The lifting of the construction restrictions late Sunday presents the first major crisis in the new round of Mideast peace talks, launched earlier this month at the White House by President Barack Obama.
Israeli Prime Minister Benjamin Netanyahu, who imposed the slowdown 10 months ago as a peace gesture, says he will not extend the restrictions. But the Palestinians, who oppose all Israeli construction on territories they claim for a future state, say they will not continue negotiations if building resumes.
With the clock ticking, US Secretary of State Hillary Clinton was racing to broker a compromise before the Sunday deadline in hopes of averting a breakdown in talks.
Palestinian President Mahmoud Abbas and top Israeli officials, including the defense minister and Netanyahu's chief negotiator, are all in the US working on the issue. But Israeli and Palestinian officials said Saturday a deal was far from certain.
No details have emerged on what the compromise could entail, and officials on both sides of the conflict have refused to discuss the negotiations.
Some in Israel have proposed, for example, that limited building will resume but not the relatively unfettered construction that prevailed before the Israeli moratorium.
Netanyahu declared the slowdown, which put a halt to most new housing starts, last November with the hope of coaxing the Palestinians back to the negotiating table.
Israel 'imposing facts on ground'
The Palestinians initially rejected the gesture, because it contained loopholes that allowed construction to proceed on thousands of settlement apartments.
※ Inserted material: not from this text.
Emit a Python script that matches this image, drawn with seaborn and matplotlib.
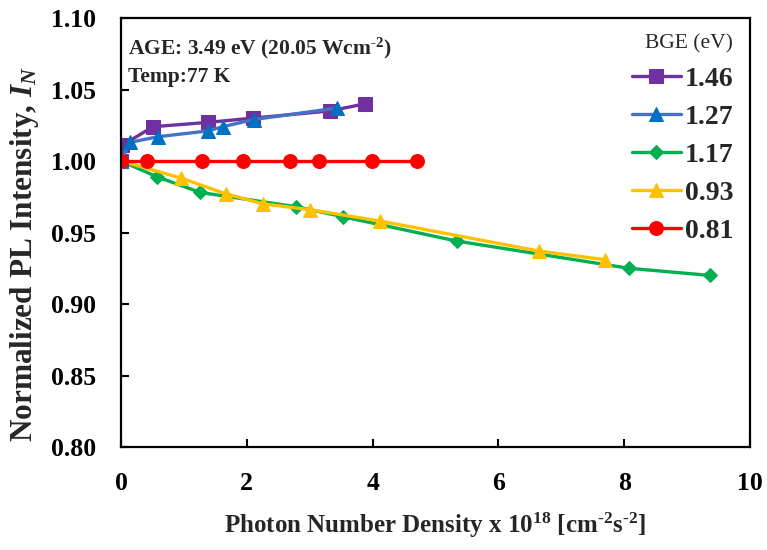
import numpy as np
import pandas as pd
import matplotlib
matplotlib.use("Agg")
import matplotlib.pyplot as plt
import seaborn as sns

# ---- data ----
x_146 = [0.0, 0.02, 0.51, 1.38, 2.10, 3.32, 3.88]
y_146 = [1.000, 1.011, 1.024, 1.027, 1.030, 1.035, 1.040]

x_127 = [0.0, 0.14, 0.59, 1.38, 1.62, 2.11, 3.43]
y_127 = [1.000, 1.013, 1.017, 1.021, 1.024, 1.029, 1.037]

x_117 = [0.0, 0.57, 1.26, 2.79, 3.53, 5.34, 8.07, 9.36]
y_117 = [1.000, 0.989, 0.978, 0.968, 0.961, 0.944, 0.925, 0.920]

x_093 = [0.0, 0.96, 1.67, 2.26, 3.00, 4.12, 6.65, 7.69]
y_093 = [1.000, 0.988, 0.977, 0.970, 0.966, 0.958, 0.937, 0.931]

x_081 = [0.0, 0.41, 1.28, 1.94, 2.69, 3.14, 3.99, 4.70]
y_081 = [1.000, 1.000, 1.000, 1.000, 1.000, 1.000, 1.000, 1.000]

labels = ["1.46", "1.27", "1.17", "0.93", "0.81"]
x_ticks = [0, 2, 4, 6, 8, 10]
y_ticks = [0.80, 0.85, 0.90, 0.95, 1.00, 1.05, 1.10]

sns.set_style("ticks")
plt.rcParams['font.family'] = ['Liberation Serif', 'DejaVu Serif']
plt.rcParams['mathtext.fontset'] = 'custom'
plt.rcParams['mathtext.rm'] = 'Liberation Serif:bold'
plt.rcParams['mathtext.it'] = 'Liberation Serif:bold:italic'
plt.rcParams['mathtext.bf'] = 'Liberation Serif:bold'

fig = plt.figure(figsize=(7.67, 5.5), dpi=100)
ax = fig.add_axes([121/767, 1-447/550, (750-121)/767, (447-18)/550])

lw = 2.4
series = {
    "1.17": (x_117, y_117, dict(marker="D", color="#00B050", mfc="#00B050", mec="#00B050", ms=7.5)),
    "0.93": (x_093, y_093, dict(marker="^", color="#FFC000", mfc="#FFC000", mec="#FFC000", ms=10.5)),
    "1.46": (x_146, y_146, dict(marker="s", color="#7030A0", mfc="#7030A0", mec="#7030A0", ms=10.5)),
    "1.27": (x_127, y_127, dict(marker="^", color="#4472C4", mfc="#0070C0", mec="#0070C0", ms=10.5)),
    "0.81": (x_081, y_081, dict(marker="o", color="#FF0000", mfc="#FF0000", mec="#FF0000", ms=10)),
}
for lab, (xs, ys, kw) in series.items():
    sns.lineplot(x=xs, y=ys, sort=False, ax=ax, label=lab, linewidth=lw, **kw)

ax.set_xlim(0, 10)
ax.set_ylim(0.80, 1.10)
ax.set_xticks(x_ticks)
ax.set_yticks(y_ticks)
ax.set_xticklabels([str(t) for t in x_ticks])
ax.set_yticklabels([f"{t:.2f}" for t in y_ticks])
ax.tick_params(direction="in", length=6, width=1.5, labelsize=18.5, colors="black")
ax.tick_params(axis="x", pad=18)
ax.tick_params(axis="y", pad=18)
for lbl in ax.get_xticklabels() + ax.get_yticklabels():
    lbl.set_fontweight("bold")
for s in ax.spines.values():
    s.set_linewidth(1.6)
    s.set_color("black")

ax.set_xlabel(r"Photon Number Density x 10$^{18}$ [cm$^{\text{-2}}$s$^{\text{-2}}$]",
              fontsize=18, fontweight="bold", labelpad=11)
ax.set_ylabel(r"Normalized PL Intensity, $\mathit{I}_{\mathit{N}}$",
              fontsize=22.5, fontweight="bold")
ax.yaxis.set_label_coords(-0.127, 0.45)

ax.text(0.011, 0.958, r"AGE: 3.49 eV (20.05 Wcm$^{\text{-2}}$)", transform=ax.transAxes,
        fontsize=15.5, fontweight="bold", va="top", ha="left")
ax.text(0.011, 0.886, "Temp:77 K", transform=ax.transAxes,
        fontsize=15.5, fontweight="bold", va="top", ha="left")

handles, labs = ax.get_legend_handles_labels()
order = [labs.index(l) for l in labels]
leg = ax.legend([handles[i] for i in order], [labs[i] for i in order],
                title="BGE (eV)", loc="upper right", frameon=False,
                prop={"size": 20, "weight": "bold"}, title_fontsize=15.5,
                handlelength=1.75, handletextpad=0.15, labelspacing=0.45,
                alignment="right", borderaxespad=0.2)

fig.savefig("out.png", dpi=100)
With peace talks now under way, the Palestinians say it is essential that Israel leave the restrictions in place. Abbas has repeatedly said he will be forced to walk away from the negotiations if construction resumes.
The Palestinians claim all of the West Bank, home to 300,000 Jewish settlers, as part of a future state, and say that by expanding settlements, Israel is imposing facts on the ground that make it increasingly difficult for them to establish a viable country.
At the same time, Netanyahu faces heavy pressure within his pro-settler governing coalition to resume construction. Hardline elements in the coalition could try to bring down the government if Netanyahu extends the settlement slowdown.
Danny Danon, a pro-settler lawmaker in Netanyahu's Likud Party, said Saturday that settlers have already moved equipment into the Revava settlement in the northern West Bank.
He said activists would lay the cornerstone for a new neighborhood on Sunday, the last day of the slowdown, and planned additional construction Monday after the restrictions formally end.
"Building will begin there tomorrow afternoon and continue there on Monday," Danon said.
Nawaf Souf, the Palestinian deputy governor in the area, said settlers have moved construction equipment and 20 to 30 mobile homes into Revava in recent days. "The moment that the freeze is lifted, they will do the work openly," he said.